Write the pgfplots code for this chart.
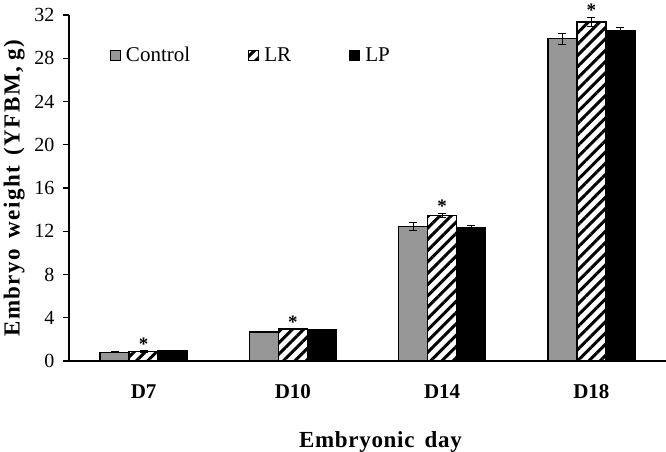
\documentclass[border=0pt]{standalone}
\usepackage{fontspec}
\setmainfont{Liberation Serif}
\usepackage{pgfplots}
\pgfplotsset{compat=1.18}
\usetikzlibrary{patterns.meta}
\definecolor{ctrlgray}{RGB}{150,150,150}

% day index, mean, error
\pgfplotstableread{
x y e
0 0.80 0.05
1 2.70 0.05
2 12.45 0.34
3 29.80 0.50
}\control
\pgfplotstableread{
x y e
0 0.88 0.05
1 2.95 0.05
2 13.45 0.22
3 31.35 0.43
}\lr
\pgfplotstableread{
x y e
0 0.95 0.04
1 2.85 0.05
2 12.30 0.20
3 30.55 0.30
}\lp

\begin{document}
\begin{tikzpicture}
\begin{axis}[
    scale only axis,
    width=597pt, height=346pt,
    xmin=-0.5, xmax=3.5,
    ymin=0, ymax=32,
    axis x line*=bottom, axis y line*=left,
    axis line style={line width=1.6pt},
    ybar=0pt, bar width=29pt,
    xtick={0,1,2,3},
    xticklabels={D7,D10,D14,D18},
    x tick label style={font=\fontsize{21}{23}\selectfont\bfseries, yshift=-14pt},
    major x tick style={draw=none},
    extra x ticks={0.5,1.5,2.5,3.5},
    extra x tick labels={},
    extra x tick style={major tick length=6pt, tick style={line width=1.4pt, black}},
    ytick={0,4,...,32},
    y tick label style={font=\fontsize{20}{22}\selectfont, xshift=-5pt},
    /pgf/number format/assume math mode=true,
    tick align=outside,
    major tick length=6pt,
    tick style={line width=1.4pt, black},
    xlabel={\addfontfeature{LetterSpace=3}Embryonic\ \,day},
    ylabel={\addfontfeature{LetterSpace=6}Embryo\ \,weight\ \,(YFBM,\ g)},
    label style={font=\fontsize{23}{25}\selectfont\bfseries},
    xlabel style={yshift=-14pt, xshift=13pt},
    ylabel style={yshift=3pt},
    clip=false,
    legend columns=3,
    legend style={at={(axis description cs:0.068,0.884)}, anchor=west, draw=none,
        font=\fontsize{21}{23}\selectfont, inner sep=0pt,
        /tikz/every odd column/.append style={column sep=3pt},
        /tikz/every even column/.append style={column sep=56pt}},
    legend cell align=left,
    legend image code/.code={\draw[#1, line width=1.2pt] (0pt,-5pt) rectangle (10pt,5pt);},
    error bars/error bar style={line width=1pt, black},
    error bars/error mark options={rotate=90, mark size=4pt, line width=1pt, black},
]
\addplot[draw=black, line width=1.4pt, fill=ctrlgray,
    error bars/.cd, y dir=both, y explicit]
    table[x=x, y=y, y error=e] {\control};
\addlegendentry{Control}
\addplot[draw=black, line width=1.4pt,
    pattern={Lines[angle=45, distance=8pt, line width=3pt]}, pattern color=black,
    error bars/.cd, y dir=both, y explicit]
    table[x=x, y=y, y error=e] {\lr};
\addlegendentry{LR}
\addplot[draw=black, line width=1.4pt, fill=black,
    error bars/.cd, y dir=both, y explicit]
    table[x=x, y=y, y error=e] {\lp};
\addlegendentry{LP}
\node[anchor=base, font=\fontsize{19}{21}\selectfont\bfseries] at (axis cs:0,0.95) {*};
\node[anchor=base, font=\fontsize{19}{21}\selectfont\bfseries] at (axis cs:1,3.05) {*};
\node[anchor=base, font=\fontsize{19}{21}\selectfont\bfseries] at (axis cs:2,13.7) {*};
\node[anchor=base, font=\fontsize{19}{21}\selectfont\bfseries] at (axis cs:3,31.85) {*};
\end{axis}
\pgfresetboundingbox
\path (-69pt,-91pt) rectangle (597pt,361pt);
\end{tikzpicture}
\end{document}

*Task statement*
In your copy, leave out the pictures and reproduce the material above exactly.

*Problem solution*
Write the pgfplots code for this chart.
\documentclass[border=0pt]{standalone}
\usepackage{fontspec}
\setmainfont{Liberation Serif}
\usepackage{pgfplots}
\pgfplotsset{compat=1.18}
\usetikzlibrary{patterns.meta}
\definecolor{ctrlgray}{RGB}{150,150,150}

% day index, mean, error
\pgfplotstableread{
x y e
0 0.80 0.05
1 2.70 0.05
2 12.45 0.34
3 29.80 0.50
}\control
\pgfplotstableread{
x y e
0 0.88 0.05
1 2.95 0.05
2 13.45 0.22
3 31.35 0.43
}\lr
\pgfplotstableread{
x y e
0 0.95 0.04
1 2.85 0.05
2 12.30 0.20
3 30.55 0.30
}\lp

\begin{document}
\begin{tikzpicture}
\begin{axis}[
    scale only axis,
    width=597pt, height=346pt,
    xmin=-0.5, xmax=3.5,
    ymin=0, ymax=32,
    axis x line*=bottom, axis y line*=left,
    axis line style={line width=1.6pt},
    ybar=0pt, bar width=29pt,
    xtick={0,1,2,3},
    xticklabels={D7,D10,D14,D18},
    x tick label style={font=\fontsize{21}{23}\selectfont\bfseries, yshift=-14pt},
    major x tick style={draw=none},
    extra x ticks={0.5,1.5,2.5,3.5},
    extra x tick labels={},
    extra x tick style={major tick length=6pt, tick style={line width=1.4pt, black}},
    ytick={0,4,...,32},
    y tick label style={font=\fontsize{20}{22}\selectfont, xshift=-5pt},
    /pgf/number format/assume math mode=true,
    tick align=outside,
    major tick length=6pt,
    tick style={line width=1.4pt, black},
    xlabel={\addfontfeature{LetterSpace=3}Embryonic\ \,day},
    ylabel={\addfontfeature{LetterSpace=6}Embryo\ \,weight\ \,(YFBM,\ g)},
    label style={font=\fontsize{23}{25}\selectfont\bfseries},
    xlabel style={yshift=-14pt, xshift=13pt},
    ylabel style={yshift=3pt},
    clip=false,
    legend columns=3,
    legend style={at={(axis description cs:0.068,0.884)}, anchor=west, draw=none,
        font=\fontsize{21}{23}\selectfont, inner sep=0pt,
        /tikz/every odd column/.append style={column sep=3pt},
        /tikz/every even column/.append style={column sep=56pt}},
    legend cell align=left,
    legend image code/.code={\draw[#1, line width=1.2pt] (0pt,-5pt) rectangle (10pt,5pt);},
    error bars/error bar style={line width=1pt, black},
    error bars/error mark options={rotate=90, mark size=4pt, line width=1pt, black},
]
\addplot[draw=black, line width=1.4pt, fill=ctrlgray,
    error bars/.cd, y dir=both, y explicit]
    table[x=x, y=y, y error=e] {\control};
\addlegendentry{Control}
\addplot[draw=black, line width=1.4pt,
    pattern={Lines[angle=45, distance=8pt, line width=3pt]}, pattern color=black,
    error bars/.cd, y dir=both, y explicit]
    table[x=x, y=y, y error=e] {\lr};
\addlegendentry{LR}
\addplot[draw=black, line width=1.4pt, fill=black,
    error bars/.cd, y dir=both, y explicit]
    table[x=x, y=y, y error=e] {\lp};
\addlegendentry{LP}
\node[anchor=base, font=\fontsize{19}{21}\selectfont\bfseries] at (axis cs:0,0.95) {*};
\node[anchor=base, font=\fontsize{19}{21}\selectfont\bfseries] at (axis cs:1,3.05) {*};
\node[anchor=base, font=\fontsize{19}{21}\selectfont\bfseries] at (axis cs:2,13.7) {*};
\node[anchor=base, font=\fontsize{19}{21}\selectfont\bfseries] at (axis cs:3,31.85) {*};
\end{axis}
\pgfresetboundingbox
\path (-69pt,-91pt) rectangle (597pt,361pt);
\end{tikzpicture}
\end{document}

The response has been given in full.